▸ Problem requirements: Write out every line of the material as it stands, apart from the pictures.
───── Data extract
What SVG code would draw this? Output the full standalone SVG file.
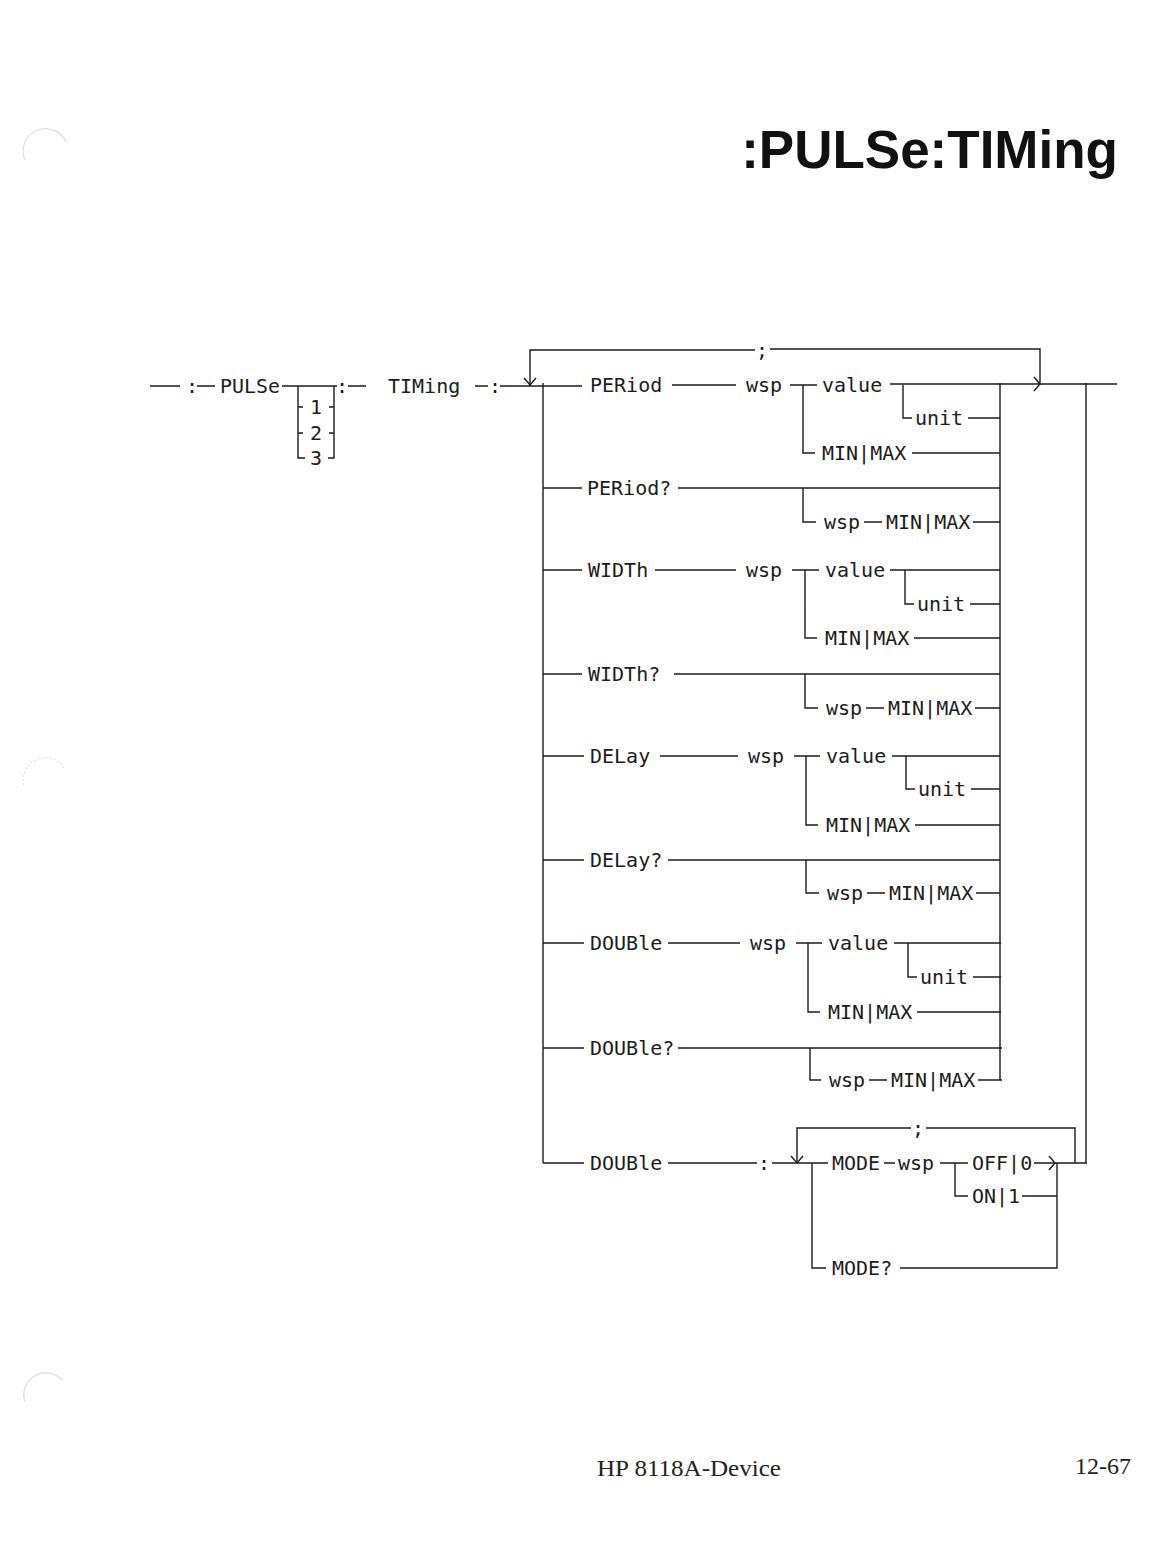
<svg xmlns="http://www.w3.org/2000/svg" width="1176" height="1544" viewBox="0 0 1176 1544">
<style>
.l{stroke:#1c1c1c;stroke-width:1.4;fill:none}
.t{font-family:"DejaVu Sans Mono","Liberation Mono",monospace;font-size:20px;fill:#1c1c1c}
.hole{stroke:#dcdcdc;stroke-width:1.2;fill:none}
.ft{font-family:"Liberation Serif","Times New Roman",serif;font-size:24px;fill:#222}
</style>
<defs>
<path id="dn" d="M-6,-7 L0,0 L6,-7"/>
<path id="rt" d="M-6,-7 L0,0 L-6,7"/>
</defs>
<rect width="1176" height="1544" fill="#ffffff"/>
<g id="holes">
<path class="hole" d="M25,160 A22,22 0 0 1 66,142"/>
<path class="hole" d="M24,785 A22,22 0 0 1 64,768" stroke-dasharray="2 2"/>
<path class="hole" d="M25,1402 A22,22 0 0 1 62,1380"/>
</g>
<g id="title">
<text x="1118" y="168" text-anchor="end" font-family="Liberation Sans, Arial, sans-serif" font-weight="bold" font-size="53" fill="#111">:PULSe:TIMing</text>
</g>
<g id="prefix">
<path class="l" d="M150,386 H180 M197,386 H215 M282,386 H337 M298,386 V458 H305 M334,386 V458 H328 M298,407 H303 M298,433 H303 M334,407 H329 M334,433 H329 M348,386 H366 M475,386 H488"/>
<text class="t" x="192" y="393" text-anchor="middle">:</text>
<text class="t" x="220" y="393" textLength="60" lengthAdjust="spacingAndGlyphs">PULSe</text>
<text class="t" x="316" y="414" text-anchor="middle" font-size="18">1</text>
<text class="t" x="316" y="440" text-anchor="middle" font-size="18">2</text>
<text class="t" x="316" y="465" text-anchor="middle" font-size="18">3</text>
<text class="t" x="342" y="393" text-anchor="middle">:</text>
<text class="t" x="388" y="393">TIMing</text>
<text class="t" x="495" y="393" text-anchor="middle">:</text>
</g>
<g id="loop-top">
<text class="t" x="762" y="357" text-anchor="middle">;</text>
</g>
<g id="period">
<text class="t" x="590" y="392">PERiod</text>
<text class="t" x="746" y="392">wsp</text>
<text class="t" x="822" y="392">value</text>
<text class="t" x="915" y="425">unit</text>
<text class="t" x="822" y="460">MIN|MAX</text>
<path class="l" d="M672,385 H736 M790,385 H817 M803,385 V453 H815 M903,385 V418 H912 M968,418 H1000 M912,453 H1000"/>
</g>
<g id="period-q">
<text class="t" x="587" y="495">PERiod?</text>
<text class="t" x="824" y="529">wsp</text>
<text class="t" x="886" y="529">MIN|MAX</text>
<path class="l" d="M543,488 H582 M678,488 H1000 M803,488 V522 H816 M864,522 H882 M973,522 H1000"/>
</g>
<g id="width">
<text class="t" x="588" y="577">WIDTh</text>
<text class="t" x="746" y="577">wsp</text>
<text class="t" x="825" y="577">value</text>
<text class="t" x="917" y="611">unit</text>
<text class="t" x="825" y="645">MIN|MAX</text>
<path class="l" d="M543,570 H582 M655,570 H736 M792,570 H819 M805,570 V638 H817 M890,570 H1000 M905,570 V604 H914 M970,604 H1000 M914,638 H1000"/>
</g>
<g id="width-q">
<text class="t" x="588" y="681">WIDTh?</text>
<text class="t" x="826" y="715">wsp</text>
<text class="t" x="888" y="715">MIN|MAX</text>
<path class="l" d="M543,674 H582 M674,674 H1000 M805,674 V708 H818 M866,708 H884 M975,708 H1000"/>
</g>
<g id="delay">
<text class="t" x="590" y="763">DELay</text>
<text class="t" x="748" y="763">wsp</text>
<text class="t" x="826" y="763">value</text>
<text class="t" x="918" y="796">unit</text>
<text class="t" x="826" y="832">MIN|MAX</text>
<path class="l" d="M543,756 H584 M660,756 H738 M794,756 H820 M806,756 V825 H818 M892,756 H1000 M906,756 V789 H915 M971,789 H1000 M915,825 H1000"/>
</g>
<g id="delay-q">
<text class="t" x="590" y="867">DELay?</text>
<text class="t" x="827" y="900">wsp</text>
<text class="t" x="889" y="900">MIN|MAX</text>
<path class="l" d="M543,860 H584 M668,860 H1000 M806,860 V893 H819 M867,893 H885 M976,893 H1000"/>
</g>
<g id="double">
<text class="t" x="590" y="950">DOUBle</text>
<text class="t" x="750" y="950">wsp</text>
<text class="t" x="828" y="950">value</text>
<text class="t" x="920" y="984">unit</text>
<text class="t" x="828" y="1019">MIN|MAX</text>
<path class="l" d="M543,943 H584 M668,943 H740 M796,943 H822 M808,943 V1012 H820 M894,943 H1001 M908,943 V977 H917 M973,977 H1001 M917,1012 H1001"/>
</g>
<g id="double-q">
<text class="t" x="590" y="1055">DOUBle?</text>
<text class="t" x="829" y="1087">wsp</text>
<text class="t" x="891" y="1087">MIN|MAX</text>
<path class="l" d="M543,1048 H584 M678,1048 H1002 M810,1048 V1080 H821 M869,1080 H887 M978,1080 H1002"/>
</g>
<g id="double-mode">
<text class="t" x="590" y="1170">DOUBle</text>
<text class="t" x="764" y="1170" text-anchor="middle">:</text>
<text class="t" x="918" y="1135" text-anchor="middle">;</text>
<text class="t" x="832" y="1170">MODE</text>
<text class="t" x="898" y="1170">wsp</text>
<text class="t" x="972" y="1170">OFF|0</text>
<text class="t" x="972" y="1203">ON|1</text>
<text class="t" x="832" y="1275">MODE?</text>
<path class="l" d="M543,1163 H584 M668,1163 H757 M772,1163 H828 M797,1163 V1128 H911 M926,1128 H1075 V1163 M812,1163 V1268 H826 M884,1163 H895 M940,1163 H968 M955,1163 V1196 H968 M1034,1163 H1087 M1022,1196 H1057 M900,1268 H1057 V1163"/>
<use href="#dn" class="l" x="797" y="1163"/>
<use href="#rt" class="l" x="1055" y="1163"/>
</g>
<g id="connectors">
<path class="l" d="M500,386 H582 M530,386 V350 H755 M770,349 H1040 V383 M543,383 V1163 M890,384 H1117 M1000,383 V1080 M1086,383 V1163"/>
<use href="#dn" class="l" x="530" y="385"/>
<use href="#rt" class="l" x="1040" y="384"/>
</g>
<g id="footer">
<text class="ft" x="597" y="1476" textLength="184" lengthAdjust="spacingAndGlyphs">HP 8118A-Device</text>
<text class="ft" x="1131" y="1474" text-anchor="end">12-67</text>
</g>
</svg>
──────────
▸ Task result:
What SVG code would draw this? Output the full standalone SVG file.
<svg xmlns="http://www.w3.org/2000/svg" width="1176" height="1544" viewBox="0 0 1176 1544">
<style>
.l{stroke:#1c1c1c;stroke-width:1.4;fill:none}
.t{font-family:"DejaVu Sans Mono","Liberation Mono",monospace;font-size:20px;fill:#1c1c1c}
.hole{stroke:#dcdcdc;stroke-width:1.2;fill:none}
.ft{font-family:"Liberation Serif","Times New Roman",serif;font-size:24px;fill:#222}
</style>
<defs>
<path id="dn" d="M-6,-7 L0,0 L6,-7"/>
<path id="rt" d="M-6,-7 L0,0 L-6,7"/>
</defs>
<rect width="1176" height="1544" fill="#ffffff"/>
<g id="holes">
<path class="hole" d="M25,160 A22,22 0 0 1 66,142"/>
<path class="hole" d="M24,785 A22,22 0 0 1 64,768" stroke-dasharray="2 2"/>
<path class="hole" d="M25,1402 A22,22 0 0 1 62,1380"/>
</g>
<g id="title">
<text x="1118" y="168" text-anchor="end" font-family="Liberation Sans, Arial, sans-serif" font-weight="bold" font-size="53" fill="#111">:PULSe:TIMing</text>
</g>
<g id="prefix">
<path class="l" d="M150,386 H180 M197,386 H215 M282,386 H337 M298,386 V458 H305 M334,386 V458 H328 M298,407 H303 M298,433 H303 M334,407 H329 M334,433 H329 M348,386 H366 M475,386 H488"/>
<text class="t" x="192" y="393" text-anchor="middle">:</text>
<text class="t" x="220" y="393" textLength="60" lengthAdjust="spacingAndGlyphs">PULSe</text>
<text class="t" x="316" y="414" text-anchor="middle" font-size="18">1</text>
<text class="t" x="316" y="440" text-anchor="middle" font-size="18">2</text>
<text class="t" x="316" y="465" text-anchor="middle" font-size="18">3</text>
<text class="t" x="342" y="393" text-anchor="middle">:</text>
<text class="t" x="388" y="393">TIMing</text>
<text class="t" x="495" y="393" text-anchor="middle">:</text>
</g>
<g id="loop-top">
<text class="t" x="762" y="357" text-anchor="middle">;</text>
</g>
<g id="period">
<text class="t" x="590" y="392">PERiod</text>
<text class="t" x="746" y="392">wsp</text>
<text class="t" x="822" y="392">value</text>
<text class="t" x="915" y="425">unit</text>
<text class="t" x="822" y="460">MIN|MAX</text>
<path class="l" d="M672,385 H736 M790,385 H817 M803,385 V453 H815 M903,385 V418 H912 M968,418 H1000 M912,453 H1000"/>
</g>
<g id="period-q">
<text class="t" x="587" y="495">PERiod?</text>
<text class="t" x="824" y="529">wsp</text>
<text class="t" x="886" y="529">MIN|MAX</text>
<path class="l" d="M543,488 H582 M678,488 H1000 M803,488 V522 H816 M864,522 H882 M973,522 H1000"/>
</g>
<g id="width">
<text class="t" x="588" y="577">WIDTh</text>
<text class="t" x="746" y="577">wsp</text>
<text class="t" x="825" y="577">value</text>
<text class="t" x="917" y="611">unit</text>
<text class="t" x="825" y="645">MIN|MAX</text>
<path class="l" d="M543,570 H582 M655,570 H736 M792,570 H819 M805,570 V638 H817 M890,570 H1000 M905,570 V604 H914 M970,604 H1000 M914,638 H1000"/>
</g>
<g id="width-q">
<text class="t" x="588" y="681">WIDTh?</text>
<text class="t" x="826" y="715">wsp</text>
<text class="t" x="888" y="715">MIN|MAX</text>
<path class="l" d="M543,674 H582 M674,674 H1000 M805,674 V708 H818 M866,708 H884 M975,708 H1000"/>
</g>
<g id="delay">
<text class="t" x="590" y="763">DELay</text>
<text class="t" x="748" y="763">wsp</text>
<text class="t" x="826" y="763">value</text>
<text class="t" x="918" y="796">unit</text>
<text class="t" x="826" y="832">MIN|MAX</text>
<path class="l" d="M543,756 H584 M660,756 H738 M794,756 H820 M806,756 V825 H818 M892,756 H1000 M906,756 V789 H915 M971,789 H1000 M915,825 H1000"/>
</g>
<g id="delay-q">
<text class="t" x="590" y="867">DELay?</text>
<text class="t" x="827" y="900">wsp</text>
<text class="t" x="889" y="900">MIN|MAX</text>
<path class="l" d="M543,860 H584 M668,860 H1000 M806,860 V893 H819 M867,893 H885 M976,893 H1000"/>
</g>
<g id="double">
<text class="t" x="590" y="950">DOUBle</text>
<text class="t" x="750" y="950">wsp</text>
<text class="t" x="828" y="950">value</text>
<text class="t" x="920" y="984">unit</text>
<text class="t" x="828" y="1019">MIN|MAX</text>
<path class="l" d="M543,943 H584 M668,943 H740 M796,943 H822 M808,943 V1012 H820 M894,943 H1001 M908,943 V977 H917 M973,977 H1001 M917,1012 H1001"/>
</g>
<g id="double-q">
<text class="t" x="590" y="1055">DOUBle?</text>
<text class="t" x="829" y="1087">wsp</text>
<text class="t" x="891" y="1087">MIN|MAX</text>
<path class="l" d="M543,1048 H584 M678,1048 H1002 M810,1048 V1080 H821 M869,1080 H887 M978,1080 H1002"/>
</g>
<g id="double-mode">
<text class="t" x="590" y="1170">DOUBle</text>
<text class="t" x="764" y="1170" text-anchor="middle">:</text>
<text class="t" x="918" y="1135" text-anchor="middle">;</text>
<text class="t" x="832" y="1170">MODE</text>
<text class="t" x="898" y="1170">wsp</text>
<text class="t" x="972" y="1170">OFF|0</text>
<text class="t" x="972" y="1203">ON|1</text>
<text class="t" x="832" y="1275">MODE?</text>
<path class="l" d="M543,1163 H584 M668,1163 H757 M772,1163 H828 M797,1163 V1128 H911 M926,1128 H1075 V1163 M812,1163 V1268 H826 M884,1163 H895 M940,1163 H968 M955,1163 V1196 H968 M1034,1163 H1087 M1022,1196 H1057 M900,1268 H1057 V1163"/>
<use href="#dn" class="l" x="797" y="1163"/>
<use href="#rt" class="l" x="1055" y="1163"/>
</g>
<g id="connectors">
<path class="l" d="M500,386 H582 M530,386 V350 H755 M770,349 H1040 V383 M543,383 V1163 M890,384 H1117 M1000,383 V1080 M1086,383 V1163"/>
<use href="#dn" class="l" x="530" y="385"/>
<use href="#rt" class="l" x="1040" y="384"/>
</g>
<g id="footer">
<text class="ft" x="597" y="1476" textLength="184" lengthAdjust="spacingAndGlyphs">HP 8118A-Device</text>
<text class="ft" x="1131" y="1474" text-anchor="end">12-67</text>
</g>
</svg>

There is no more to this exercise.